Omit all images, then return the remaining material exactly as it stands.
━━ PROVIDED MATERIAL
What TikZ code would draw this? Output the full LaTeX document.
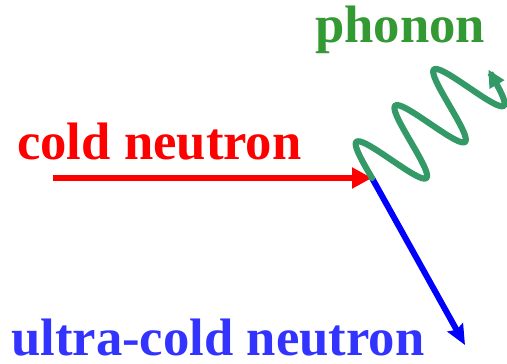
\documentclass[tikz,border=0pt]{standalone}
\usepackage{fontspec}
\setmainfont{Liberation Serif}
\usepackage{xcolor}
\usetikzlibrary{arrows.meta}
\definecolor{phgreen}{RGB}{51,153,51}
\definecolor{wavegreen}{RGB}{51,153,102}
\definecolor{ucnblue}{RGB}{51,51,255}
\tikzset{
  % --- labels ----------------------------------------------------------------
  lab/.style={anchor=base west,inner sep=0pt,font=\fontsize{39.5}{40}\selectfont\bfseries},
  % --- particle lines --------------------------------------------------------
  coldline/.style={red,line width=5.2pt,-{Triangle[length=15pt,width=15pt]}},
  ucnline/.style={blue,line width=4.5pt,-{Stealth[length=15pt,width=13pt,inset=2pt]}},
  phline/.style={wavegreen,line width=4.6pt,line cap=round,
                 -{Triangle[length=13pt,width=12pt]}},
}
\begin{document}
\begin{tikzpicture}[x=0.75pt,y=0.75pt]
  \useasboundingbox (0,0) rectangle (507,364);

  \node[lab,text=red]      (cold)   at (17,204) {cold neutron};
  \node[lab,text=ucnblue,text depth=0pt] (ucn) at (11,8) {ultra-cold neutron};
  \node[lab,text=phgreen]  (phonon) at (315,321) {phonon};

  \coordinate (src) at (53,186);
  \coordinate (J)   at (372,186);
  \coordinate (out) at (465,19);

  \draw[coldline] (src) -- (J);
  \draw[ucnline]  (J) -- (out);
  % phonon: three wavelengths of 53 along a 43 degree axis
  \begin{scope}[shift={(J)},rotate=43]
    \draw[phline] plot[domain=0:159,samples=140,smooth] (\x,{37*sin(6.7925*\x)});
  \end{scope}
\end{tikzpicture}
\end{document}
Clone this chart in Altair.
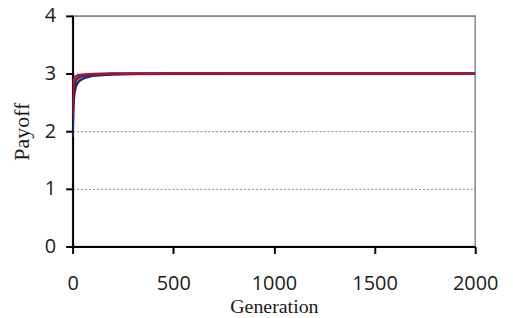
━━━━
| THE RESPONSE |
What TikZ code would draw this? Output the full LaTeX document.
\documentclass[tikz,border=0pt]{standalone}
\usepackage{fontspec}
\setmainfont{Liberation Serif}
\usepackage{xcolor}
\usetikzlibrary{arrows.meta}
\definecolor{phgreen}{RGB}{51,153,51}
\definecolor{wavegreen}{RGB}{51,153,102}
\definecolor{ucnblue}{RGB}{51,51,255}
\tikzset{
  % --- labels ----------------------------------------------------------------
  lab/.style={anchor=base west,inner sep=0pt,font=\fontsize{39.5}{40}\selectfont\bfseries},
  % --- particle lines --------------------------------------------------------
  coldline/.style={red,line width=5.2pt,-{Triangle[length=15pt,width=15pt]}},
  ucnline/.style={blue,line width=4.5pt,-{Stealth[length=15pt,width=13pt,inset=2pt]}},
  phline/.style={wavegreen,line width=4.6pt,line cap=round,
                 -{Triangle[length=13pt,width=12pt]}},
}
\begin{document}
\begin{tikzpicture}[x=0.75pt,y=0.75pt]
  \useasboundingbox (0,0) rectangle (507,364);

  \node[lab,text=red]      (cold)   at (17,204) {cold neutron};
  \node[lab,text=ucnblue,text depth=0pt] (ucn) at (11,8) {ultra-cold neutron};
  \node[lab,text=phgreen]  (phonon) at (315,321) {phonon};

  \coordinate (src) at (53,186);
  \coordinate (J)   at (372,186);
  \coordinate (out) at (465,19);

  \draw[coldline] (src) -- (J);
  \draw[ucnline]  (J) -- (out);
  % phonon: three wavelengths of 53 along a 43 degree axis
  \begin{scope}[shift={(J)},rotate=43]
    \draw[phline] plot[domain=0:159,samples=140,smooth] (\x,{37*sin(6.7925*\x)});
  \end{scope}
\end{tikzpicture}
\end{document}
Clone this chart in Altair.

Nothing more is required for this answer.